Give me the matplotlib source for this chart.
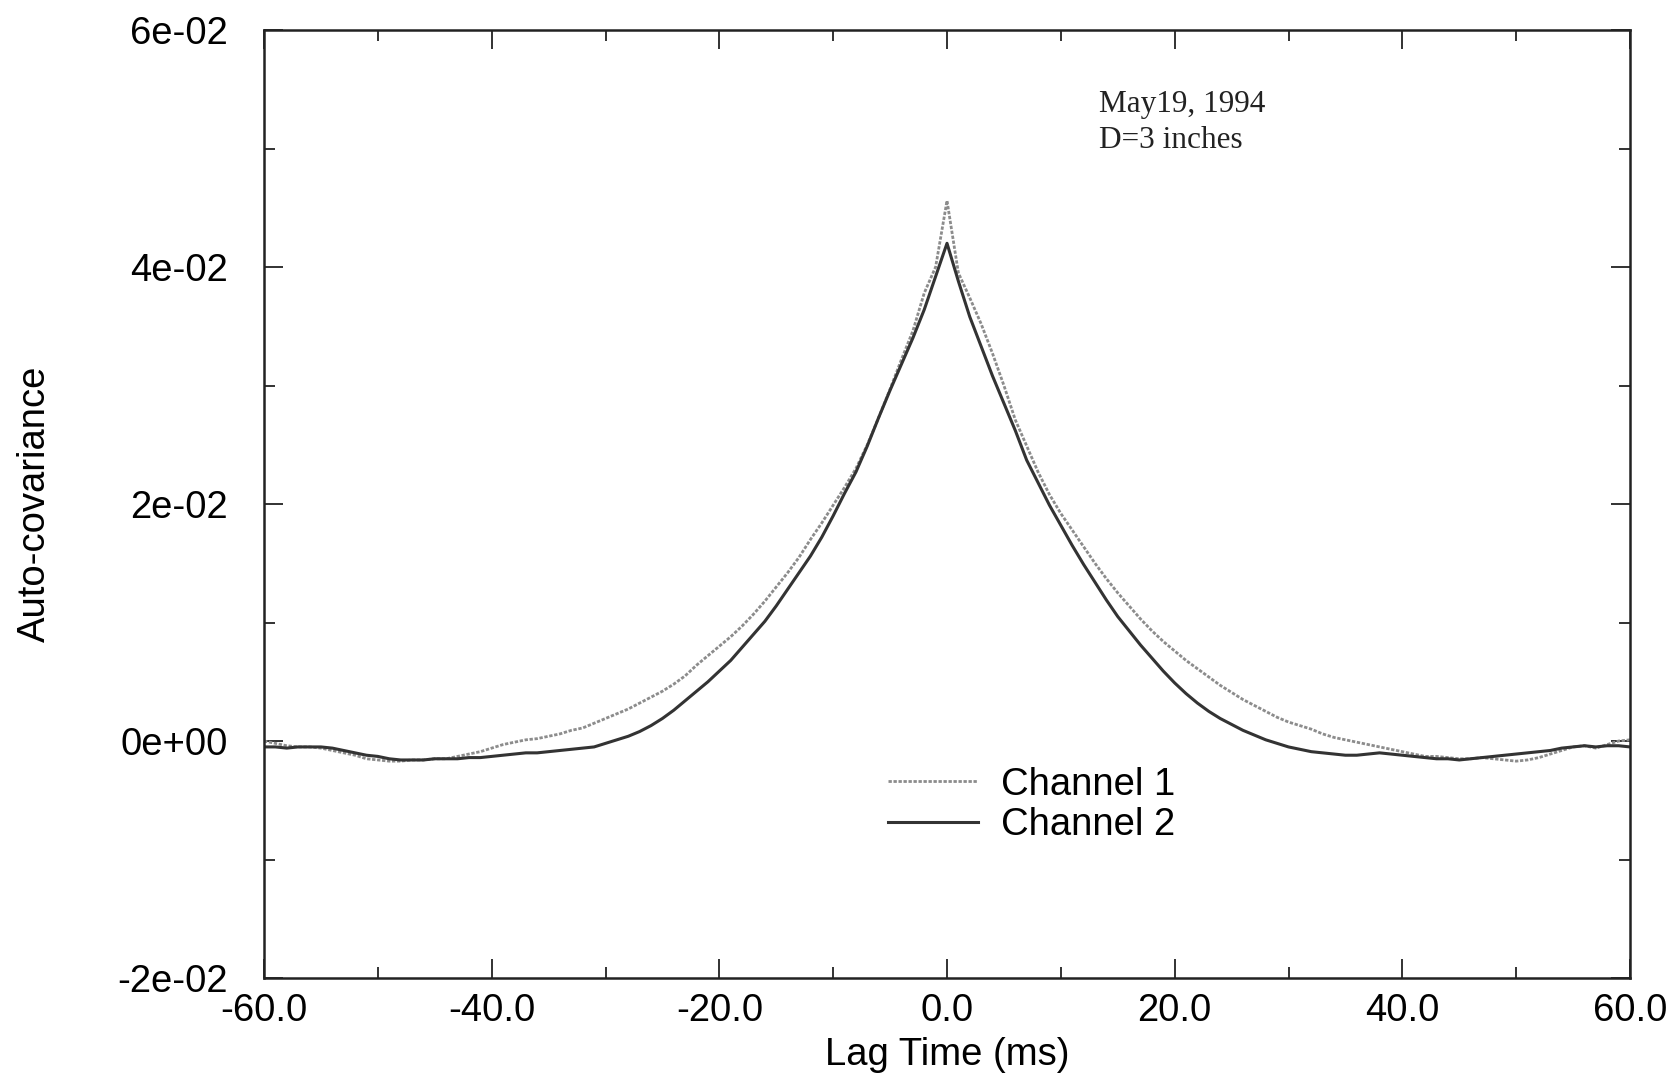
import numpy as np
import matplotlib
matplotlib.use("Agg")
import matplotlib.pyplot as plt
from matplotlib.ticker import FixedLocator, MultipleLocator

# Lag axis (ms)
lag_ms = list(range(-60, 61))

# Auto-covariance, channel 1 (lag -60 ... 60 ms)
channel1 = [
    0.0000, -0.0002, -0.0004, -0.0005, -0.0005, -0.0006, -0.0008, -0.0010, -0.0012, -0.0015,
    -0.0016, -0.0017, -0.0017, -0.0016, -0.0016, -0.0015, -0.0015, -0.0013, -0.0011, -0.0009,
    -0.0006, -0.0003, -0.0001, 0.0001, 0.0002, 0.0004, 0.0006, 0.0009, 0.0011, 0.0015,
    0.0019, 0.0023, 0.0027, 0.0032, 0.0037, 0.0042, 0.0048, 0.0055, 0.0064, 0.0072,
    0.0080, 0.0088, 0.0097, 0.0107, 0.0118, 0.0130, 0.0142, 0.0155, 0.0170, 0.0184,
    0.0199, 0.0214, 0.0230, 0.0250, 0.0273, 0.0297, 0.0322, 0.0346, 0.0378, 0.0400,
    0.0456,
    0.0395, 0.0374, 0.0352, 0.0327, 0.0300, 0.0271, 0.0249, 0.0227, 0.0208, 0.0192,
    0.0178, 0.0164, 0.0150, 0.0137, 0.0125, 0.0114, 0.0103, 0.0093, 0.0084, 0.0076,
    0.0068, 0.0061, 0.0054, 0.0047, 0.0041, 0.0035, 0.0030, 0.0025, 0.0020, 0.0016,
    0.0013, 0.0010, 0.0006, 0.0003, 0.0001, -0.0001, -0.0003, -0.0005, -0.0007, -0.0009,
    -0.0011, -0.0013, -0.0013, -0.0014, -0.0015, -0.0015, -0.0014, -0.0015, -0.0016, -0.0017,
    -0.0016, -0.0014, -0.0011, -0.0008, -0.0005, -0.0004, -0.0006, -0.0003, 0.0000, 0.0001,
]

# Auto-covariance, channel 2 (lag -60 ... 60 ms)
channel2 = [
    -0.0005, -0.0005, -0.0006, -0.0005, -0.0005, -0.0005, -0.0006, -0.0008, -0.0010, -0.0012,
    -0.0013, -0.0015, -0.0016, -0.0016, -0.0016, -0.0015, -0.0015, -0.0015, -0.0014, -0.0014,
    -0.0013, -0.0012, -0.0011, -0.0010, -0.0010, -0.0009, -0.0008, -0.0007, -0.0006, -0.0005,
    -0.0002, 0.0001, 0.0004, 0.0008, 0.0013, 0.0019, 0.0026, 0.0034, 0.0042, 0.0050,
    0.0059, 0.0068, 0.0079, 0.0090, 0.0101, 0.0114, 0.0128, 0.0142, 0.0156, 0.0172,
    0.0190, 0.0209, 0.0227, 0.0249, 0.0273, 0.0296, 0.0318, 0.0340, 0.0364, 0.0392,
    0.0420,
    0.0388, 0.0358, 0.0333, 0.0308, 0.0285, 0.0262, 0.0237, 0.0218, 0.0199, 0.0182,
    0.0165, 0.0149, 0.0134, 0.0119, 0.0105, 0.0093, 0.0081, 0.0070, 0.0059, 0.0049,
    0.0040, 0.0032, 0.0025, 0.0019, 0.0014, 0.0009, 0.0005, 0.0001, -0.0002, -0.0005,
    -0.0007, -0.0009, -0.0010, -0.0011, -0.0012, -0.0012, -0.0011, -0.0010, -0.0011, -0.0012,
    -0.0013, -0.0014, -0.0015, -0.0015, -0.0016, -0.0015, -0.0014, -0.0013, -0.0012, -0.0011,
    -0.0010, -0.0009, -0.0008, -0.0006, -0.0005, -0.0004, -0.0005, -0.0004, -0.0004, -0.0005,
]

series_labels = ["Channel 1", "Channel 2"]
x_ticks = [-60, -40, -20, 0, 20, 40, 60]
y_ticks = [-0.02, 0.0, 0.02, 0.04, 0.06]
note_lines = ["May19, 1994", "D=3 inches"]

plt.rcParams["font.family"] = ["Liberation Sans", "DejaVu Sans"]

W, H = 1677, 1077
fig = plt.figure(figsize=(W / 100, H / 100), dpi=100)
left, right, top, bottom = 264, 1630, 30, 978
ax = fig.add_axes([left / W, (H - bottom) / H, (right - left) / W, (bottom - top) / H])

ax.plot(lag_ms, channel1, color="#8c8c8c", lw=2.0, ls=(0, (1.2, 0.6)),
        label=series_labels[0])
ax.plot(lag_ms, channel2, color="#333333", lw=2.2, label=series_labels[1])

ax.set_xlim(-60, 60)
ax.set_ylim(-0.02, 0.06)
ax.xaxis.set_major_locator(FixedLocator(x_ticks))
ax.xaxis.set_minor_locator(MultipleLocator(10))
ax.yaxis.set_major_locator(FixedLocator(y_ticks))
ax.yaxis.set_minor_locator(MultipleLocator(0.01))
ax.set_xticklabels([f"{v:.1f}" for v in x_ticks])
ax.set_yticklabels([f"{v:.0e}" for v in y_ticks])

ax.tick_params(which="both", direction="in", top=True, right=True,
               color="#222222", width=1.3)
ax.tick_params(which="major", length=14, labelsize=27.5)
ax.tick_params(axis="x", which="major", pad=11)
ax.tick_params(axis="y", which="major", pad=26)
ax.tick_params(which="minor", length=8)
for s in ax.spines.values():
    s.set_linewidth(1.8)
    s.set_color("#222222")

ax.set_xlabel("Lag Time (ms)", fontsize=27.5)
ax.xaxis.set_label_coords(0.5, -0.062)
ax.set_ylabel("Auto-covariance", fontsize=27.5)
ax.yaxis.set_label_coords(-(left - 53) / (right - left), 0.5)

ax.text((1099 - left) / (right - left), (bottom - 90) / (bottom - top),
        "\n".join(note_lines), transform=ax.transAxes, ha="left", va="top",
        fontsize=22.5, family=["Liberation Serif", "DejaVu Serif"],
        linespacing=1.3, color="#222222")

ax.legend(loc="center left", frameon=False, fontsize=27.5,
          bbox_to_anchor=((888 - left) / (right - left), (bottom - 805) / (bottom - top)),
          borderpad=0, borderaxespad=0, handlelength=2.35, handletextpad=0.6,
          labelspacing=0.12)

fig.savefig("out.png", dpi=100)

--------------------------------

■ **Set exercise**
Please repeat exactly the data above from its first line to the line that contains "lag_ms = list(range(-60, 61))", inclusive, and leave every picture out.

■ **Complete answer**
Give me the matplotlib source for this chart.
import numpy as np
import matplotlib
matplotlib.use("Agg")
import matplotlib.pyplot as plt
from matplotlib.ticker import FixedLocator, MultipleLocator

# Lag axis (ms)
lag_ms = list(range(-60, 61))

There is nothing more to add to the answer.